New projections show more sea level rise inundating South Florida by 2060.
Local governments from Palm Beach County, the Miami area and the Florida Keys should plan for 17 inches to 31 inches of sea level rise over the next four decades, according to data released Dec. 4 by the Southeast Florida Regional Climate Change Compact at its annual conference in Key West. The projections show an additional 3 to 5 inches of sea level rise by 2060 over previous projections.
The low-lying region that includes a 113-mile-long island chain has been fighting to hold back rising ocean levels, higher-than-average seasonal tides, and storm surge for years. The regional climate change group’s last projection, in 2015, was 14 to 26 inches of sea level rise by 2060.
The Southeast Florida climate group formed a decade ago to bridge gaps in climate change adaptation planning at the state level.
The new projections, which incorporate data from the National Oceanic and Atmospheric Administration and the Intergovernmental Panel on Climate Change, may force some construction or mitigation projects to jump higher on officials’ priority lists, said Monroe County Mayor Heather Carruthers.
‘Faster Than We Expected’
“We’re seeing it happening faster than we expected it to happen. So, that’s alarming, which means we have to move more quickly—which means, are we going to get the money to move much more quickly?” Carruthers said in an interview.
Her county is comprised of the Keys, which are connected by 40-some bridges, and its officials have been calculating how high its roads must be raised to stay dry and drivable.
The costs will be significantly higher, by tens of millions of dollars, than officials expected. Some areas will have to be abandoned, Keys officials warned.

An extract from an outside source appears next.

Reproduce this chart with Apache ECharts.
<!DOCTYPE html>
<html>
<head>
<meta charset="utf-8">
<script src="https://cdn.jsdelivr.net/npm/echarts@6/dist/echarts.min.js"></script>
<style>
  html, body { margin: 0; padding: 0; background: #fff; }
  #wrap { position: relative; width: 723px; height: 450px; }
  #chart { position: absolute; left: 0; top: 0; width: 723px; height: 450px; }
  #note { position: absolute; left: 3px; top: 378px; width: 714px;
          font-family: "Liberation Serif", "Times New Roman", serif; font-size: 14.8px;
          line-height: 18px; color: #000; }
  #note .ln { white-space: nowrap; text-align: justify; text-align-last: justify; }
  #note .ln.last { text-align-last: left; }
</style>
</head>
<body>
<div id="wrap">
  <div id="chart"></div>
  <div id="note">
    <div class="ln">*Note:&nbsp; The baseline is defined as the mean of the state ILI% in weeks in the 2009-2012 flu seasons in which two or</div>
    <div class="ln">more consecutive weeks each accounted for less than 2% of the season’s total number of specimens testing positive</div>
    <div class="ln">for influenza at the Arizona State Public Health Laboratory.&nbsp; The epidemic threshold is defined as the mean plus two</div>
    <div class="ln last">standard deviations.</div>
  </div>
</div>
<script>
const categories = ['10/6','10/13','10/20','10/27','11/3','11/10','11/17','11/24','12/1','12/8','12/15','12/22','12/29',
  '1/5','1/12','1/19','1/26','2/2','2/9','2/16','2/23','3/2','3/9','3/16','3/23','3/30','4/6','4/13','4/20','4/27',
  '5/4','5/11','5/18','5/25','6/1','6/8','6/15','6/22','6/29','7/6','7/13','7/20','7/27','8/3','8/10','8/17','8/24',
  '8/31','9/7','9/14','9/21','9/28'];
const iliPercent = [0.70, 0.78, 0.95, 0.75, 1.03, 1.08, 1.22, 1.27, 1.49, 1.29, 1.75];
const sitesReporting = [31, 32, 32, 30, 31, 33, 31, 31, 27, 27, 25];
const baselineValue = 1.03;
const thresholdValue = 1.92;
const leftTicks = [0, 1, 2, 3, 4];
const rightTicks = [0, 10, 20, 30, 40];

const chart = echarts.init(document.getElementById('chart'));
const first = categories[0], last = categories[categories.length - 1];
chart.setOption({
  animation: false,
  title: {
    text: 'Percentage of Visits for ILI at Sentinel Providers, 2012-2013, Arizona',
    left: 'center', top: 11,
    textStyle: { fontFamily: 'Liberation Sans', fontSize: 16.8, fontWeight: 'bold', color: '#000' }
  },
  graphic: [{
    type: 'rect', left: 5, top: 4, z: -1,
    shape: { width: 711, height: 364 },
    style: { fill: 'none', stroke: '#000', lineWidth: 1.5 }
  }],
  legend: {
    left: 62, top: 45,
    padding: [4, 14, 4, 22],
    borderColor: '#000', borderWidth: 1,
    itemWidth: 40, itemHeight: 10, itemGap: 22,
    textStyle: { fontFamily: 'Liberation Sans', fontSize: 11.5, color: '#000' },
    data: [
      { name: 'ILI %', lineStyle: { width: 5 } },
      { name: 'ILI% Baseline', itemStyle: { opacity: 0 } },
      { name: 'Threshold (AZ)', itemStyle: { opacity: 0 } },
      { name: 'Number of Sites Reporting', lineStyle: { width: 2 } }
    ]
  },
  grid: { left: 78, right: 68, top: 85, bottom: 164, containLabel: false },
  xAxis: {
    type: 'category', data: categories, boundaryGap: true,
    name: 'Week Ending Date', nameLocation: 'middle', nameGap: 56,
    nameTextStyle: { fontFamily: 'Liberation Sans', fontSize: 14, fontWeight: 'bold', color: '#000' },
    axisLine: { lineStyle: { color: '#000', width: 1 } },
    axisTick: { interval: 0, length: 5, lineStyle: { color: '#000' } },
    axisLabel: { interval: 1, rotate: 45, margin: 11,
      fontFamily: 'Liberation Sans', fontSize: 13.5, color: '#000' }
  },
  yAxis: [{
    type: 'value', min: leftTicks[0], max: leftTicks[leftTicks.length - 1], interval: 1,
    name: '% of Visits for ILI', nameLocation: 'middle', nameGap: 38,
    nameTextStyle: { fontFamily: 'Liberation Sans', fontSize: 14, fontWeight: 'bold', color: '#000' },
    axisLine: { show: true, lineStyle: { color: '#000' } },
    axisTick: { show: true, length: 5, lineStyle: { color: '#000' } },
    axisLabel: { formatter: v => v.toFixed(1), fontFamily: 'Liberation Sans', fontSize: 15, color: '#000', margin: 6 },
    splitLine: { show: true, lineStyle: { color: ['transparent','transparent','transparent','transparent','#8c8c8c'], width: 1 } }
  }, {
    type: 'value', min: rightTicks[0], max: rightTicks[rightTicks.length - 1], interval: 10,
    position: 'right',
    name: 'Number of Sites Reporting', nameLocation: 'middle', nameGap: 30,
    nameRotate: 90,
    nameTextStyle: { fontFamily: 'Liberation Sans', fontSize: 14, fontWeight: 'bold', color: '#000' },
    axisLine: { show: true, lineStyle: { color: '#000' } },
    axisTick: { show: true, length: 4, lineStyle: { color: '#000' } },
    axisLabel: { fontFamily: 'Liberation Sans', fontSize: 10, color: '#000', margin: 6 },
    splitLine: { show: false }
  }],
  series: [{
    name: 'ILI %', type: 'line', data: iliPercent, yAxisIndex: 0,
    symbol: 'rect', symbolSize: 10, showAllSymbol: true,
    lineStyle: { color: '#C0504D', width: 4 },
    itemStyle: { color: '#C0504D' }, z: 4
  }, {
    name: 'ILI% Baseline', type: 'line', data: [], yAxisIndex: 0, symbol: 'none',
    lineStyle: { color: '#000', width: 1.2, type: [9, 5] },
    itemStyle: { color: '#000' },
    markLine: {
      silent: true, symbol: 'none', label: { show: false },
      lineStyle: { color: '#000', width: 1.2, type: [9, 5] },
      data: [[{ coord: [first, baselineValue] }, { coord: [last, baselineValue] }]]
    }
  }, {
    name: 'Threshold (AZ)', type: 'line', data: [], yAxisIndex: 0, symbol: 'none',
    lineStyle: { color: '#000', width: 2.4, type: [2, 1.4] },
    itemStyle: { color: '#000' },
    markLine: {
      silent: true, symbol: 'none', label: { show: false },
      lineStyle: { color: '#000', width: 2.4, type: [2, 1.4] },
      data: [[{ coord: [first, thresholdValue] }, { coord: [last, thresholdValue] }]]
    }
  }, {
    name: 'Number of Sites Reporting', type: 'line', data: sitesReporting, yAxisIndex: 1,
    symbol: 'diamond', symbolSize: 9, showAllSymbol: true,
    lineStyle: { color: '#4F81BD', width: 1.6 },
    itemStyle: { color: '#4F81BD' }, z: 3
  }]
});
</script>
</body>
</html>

“It’s that word nobody likes to use: Retreat. We’re going to have to retreat from some areas and that’s going to be costly,” Roman Gastesi, county administrator for the Keys, told the conference.
“If it costs $15 million to raise a road, maybe we don’t do that. Maybe we buy the homes out,” Gastesi said.
The updated sea level rise projections were a testament to the regional collaboration needed to address climate change impacts, said Julia Nesheiwat, appointed by Florida’s Republican governor earlier this year as the state’s first chief resilience officer.
Nesheiwat’s appointment and environmental policies championed by her boss, Gov. Ron DeSantis, during his first year in office largely were applauded throughout the conference. The administration of DeSantis’ predecessor, now-U.S. Sen. Rick Scott (R-Fla.), generally balked at discussing climate change impacts.
Nesheiwat’s office is cataloging the efforts local governments have been taking so far to fight rising sea levels to develop best practices. State, local and regional leaders will have to include urban planning, transportation options, affordable housing and reasonable insurance premiums in their discussions about Florida’s future, she said.
“We’re going to have to think critically about the way our population centers have developed and ask ourselves difficult questions about whether our current model of growth is indeed sustainable,” she said.
DeSantis had been scheduled to address the conference Dec. 5, but his appearance was canceled.